Legion plays pretty much how you’d expect, right down to the letter. The best part is the way that the bad guys attack the diner where the good guys are holed up, and then after being shot at for a while, retreat so that the good guys have enough time to talk amongst themselves. I’m glad I don’t play drinking games, because if I had to drink every time one character solemnly recounts their backstory to another in over-dramatic exposition… well then I’d be Dennis Quaid’s character. (Maybe that’s what Quaid was doing on set to keep it fun!) My single favorite getting-to-know-you moment belongs to Tyrese and it begins like so: “When I was a shorty…”
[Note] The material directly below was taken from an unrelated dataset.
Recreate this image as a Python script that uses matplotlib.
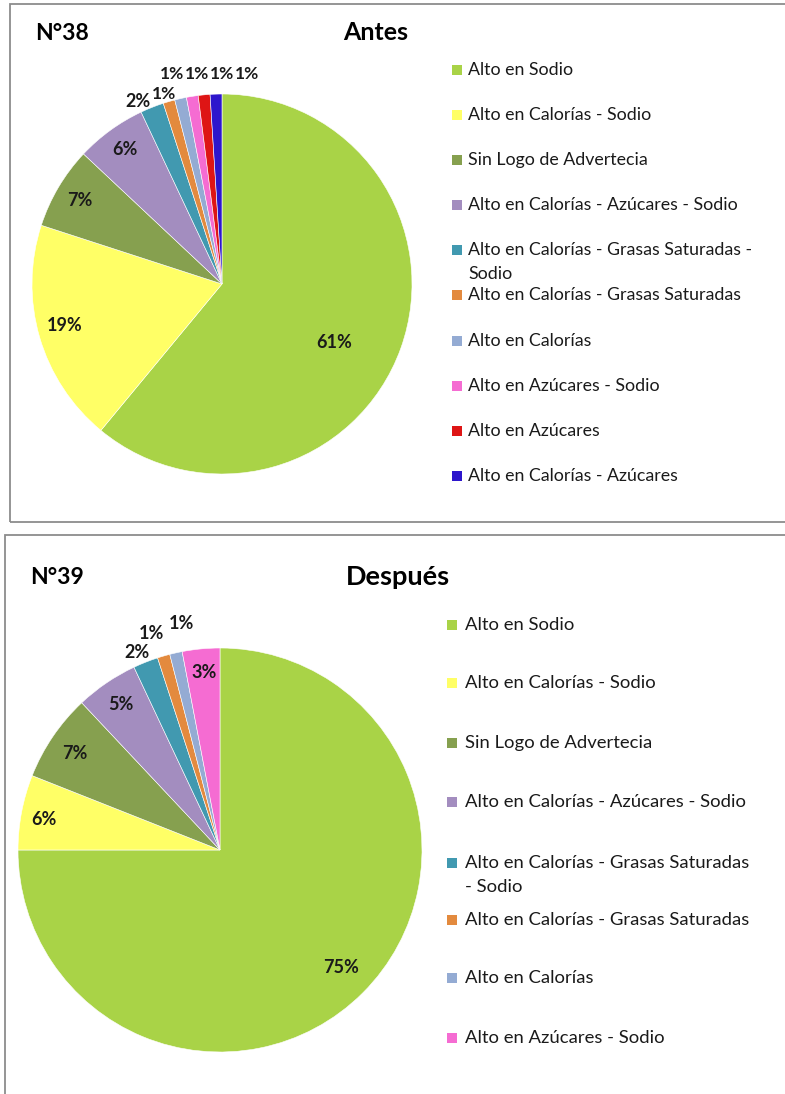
import matplotlib
matplotlib.use("Agg")
import matplotlib.pyplot as plt
from matplotlib.patches import Rectangle

plt.rcParams['font.family'] = ['Lato', 'DejaVu Sans']

# ---------------- data ----------------
cats_before = ["Alto en Sodio", "Alto en Calorías - Sodio", "Sin Logo de Advertecia",
               "Alto en Calorías - Azúcares - Sodio",
               "Alto en Calorías - Grasas Saturadas - Sodio",
               "Alto en Calorías - Grasas Saturadas", "Alto en Calorías",
               "Alto en Azúcares - Sodio", "Alto en Azúcares", "Alto en Calorías - Azúcares"]
vals_before = [61, 19, 7, 6, 2, 1, 1, 1, 1, 1]
legend_before = ["Alto en Sodio", "Alto en Calorías - Sodio", "Sin Logo de Advertecia",
                 "Alto en Calorías - Azúcares - Sodio",
                 "Alto en Calorías - Grasas Saturadas -\nSodio",
                 "Alto en Calorías - Grasas Saturadas", "Alto en Calorías",
                 "Alto en Azúcares - Sodio", "Alto en Azúcares", "Alto en Calorías - Azúcares"]

cats_after = ["Alto en Sodio", "Alto en Calorías - Sodio", "Sin Logo de Advertecia",
              "Alto en Calorías - Azúcares - Sodio",
              "Alto en Calorías - Grasas Saturadas - Sodio",
              "Alto en Calorías - Grasas Saturadas", "Alto en Calorías",
              "Alto en Azúcares - Sodio"]
vals_after = [75, 6, 7, 5, 2, 1, 1, 3]
legend_after = ["Alto en Sodio", "Alto en Calorías - Sodio", "Sin Logo de Advertecia",
                "Alto en Calorías - Azúcares - Sodio",
                "Alto en Calorías - Grasas Saturadas\n- Sodio",
                "Alto en Calorías - Grasas Saturadas", "Alto en Calorías",
                "Alto en Azúcares - Sodio"]

colors_all = ['#A9D347', '#FFFF66', '#86A04F', '#A38DBF', '#4199B0',
              '#E38A3E', '#94ABD3', '#F56CD2', '#DE1515', '#2D16CC']

# ---------------- layout (pixels) ----------------
W, H = 785, 1094
fig = plt.figure(figsize=(W / 100, H / 100), dpi=100)


def fx(x):
    return x / W


def fy(y):
    return 1 - y / H


# panel borders
for (x0, y0, x1, y1) in [(10, 4, 800, 522), (5, 535, 800, 1110)]:
    fig.add_artist(Rectangle((fx(x0), fy(y1)), fx(x1 - x0), (y1 - y0) / H,
                             transform=fig.transFigure, fill=False,
                             edgecolor='#8C8C8C', linewidth=1.3, clip_on=False))


def draw_pie(vals, colors, cx, cy, r, label_pos, label_fs):
    k = 1.25
    ax = fig.add_axes([fx(cx - k * r), fy(cy + k * r), 2 * k * r / W, 2 * k * r / H])
    ax.set_xlim(-k, k)
    ax.set_ylim(-k, k)
    ax.set_aspect('equal')
    ax.axis('off')
    ax.pie(vals, colors=colors, startangle=90, counterclock=False, radius=1,
           wedgeprops=dict(edgecolor='white', linewidth=0.4))
    for v, (lx, ly), fs in zip(vals, label_pos, label_fs):
        ax.text(lx, ly, f"{v}%", ha='center', va='center', fontsize=fs,
                fontweight='bold', color='#1a1a1a')
    return ax


# label positions in radius units (relative to pie centre)
lab_before = [(0.59, -0.31), (-0.83, -0.22), (-0.75, 0.44), (-0.51, 0.71),
              (-0.44, 0.96), (-0.305, 1.0), (-0.262, 1.105), (-0.131, 1.105),
              (0.0, 1.105), (0.131, 1.105)]
fs_before = [13, 13, 13, 13, 13, 12.5, 12.5, 12.5, 12.5, 12.5]
lab_after = [(0.60, -0.58), (-0.87, 0.15), (-0.72, 0.48), (-0.49, 0.72),
             (-0.41, 0.98), (-0.34, 1.07), (-0.19, 1.12), (-0.08, 0.88)]
fs_after = [13] * len(vals_after)

draw_pie(vals_before, colors_all[:len(vals_before)], 222, 284, 190, lab_before, fs_before)
after_colors = colors_all[:7] + [colors_all[7]]
draw_pie(vals_after, after_colors, 220, 850, 202, lab_after, fs_after)

# titles
fig.text(fx(35), fy(34), "N°38", fontsize=16.5, fontweight='bold', ha='left', va='center')
fig.text(fx(376), fy(33), "Antes", fontsize=18, fontweight='bold', ha='center', va='center')
fig.text(fx(30), fy(578), "N°39", fontsize=16.5, fontweight='bold', ha='left', va='center')
fig.text(fx(398), fy(577), "Después", fontsize=19.5, fontweight='bold', ha='center', va='center')


def draw_legend(labels, colors, mx, tx, ys, fs, msize):
    for lab, c, y in zip(labels, colors, ys):
        fig.add_artist(Rectangle((fx(mx), fy(y + msize / 2)), msize / W, msize / H,
                                 transform=fig.transFigure, facecolor=c,
                                 edgecolor='none'))
        lines = lab.split("\n")
        fig.text(fx(tx), fy(y), lines[0], fontsize=fs, ha='left', va='center',
                 color='#1a1a1a')
        if len(lines) > 1:
            fig.text(fx(tx), fy(y + 24), lines[1], fontsize=fs, ha='left',
                     va='center', color='#1a1a1a')


ys_before = [70, 115, 160, 205, 250, 295, 341, 386, 431, 476]
ys_after = [625, 683, 743, 802, 863, 920, 978, 1038]
draw_legend(legend_before, colors_all, 452, 468, ys_before, 12.8, 10)
draw_legend(legend_after, after_colors, 447, 465, ys_after, 13.3, 10)

fig.savefig("out.png", dpi=100, facecolor='white')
I’m hitting Legion pretty hard with the sarcasm hammer, but I actually had a great time watching it. With a packed theater, it was not at all a waste of time. The crowd I was with hollered at all the expected moments and at a lot more of the unexpected ones. It’s always fun when an audience takes a movie in the spirit it deserves, and just goes with it. (Except for the aforementioned guy who thought the Lord was acting out of character.) Nobody expected this to be a serious drama with important ideas, nobody expected artistry or poetry, and nobody expected it to even be as good as the movies it awkwardly imitates (Terminator, Terminator 2, Tales From The Crypt: Demon Knight). When faced with such mediocrity, you can either whoop it up or get pissed off, and that second option is better left to JC. That’s James Cameron, not… you know.
Or maybe I’m just in a good mood because Taimak was in the theater with us at my screening. You know, Taimak = the man who played Leroy Green, a.k.a. Bruce Leroy, in Berry Gordy’s The Last Dragon. If you’ve been paying occasional attention to anything I’ve said ever, you may have picked up on my overwhelming love for The Last Dragon. It’s no lost classic but it’s an energetic, entirely unpretentious movie with a good heart and a better soundtrack. When Legion got too formulaic and predictable to bear, I had a great time trying to imagine what thoughts were running through Taimak’s head as he watched the same movie. Was he, too, comparing it to the anything-goes bizarre excellence of The Last Dragon? Was he, too, imagining how he would play the Bettany role, or even imagining how the movie would be improved by the literal return of Bruce Leroy? (It sure couldn’t have hurt!) Was he, too, wondering how Bruce Leroy would fare in battle against the armies of Heaven?
A far, far better movie Legion could have been were it to have answered any of those questions. For me, anyway.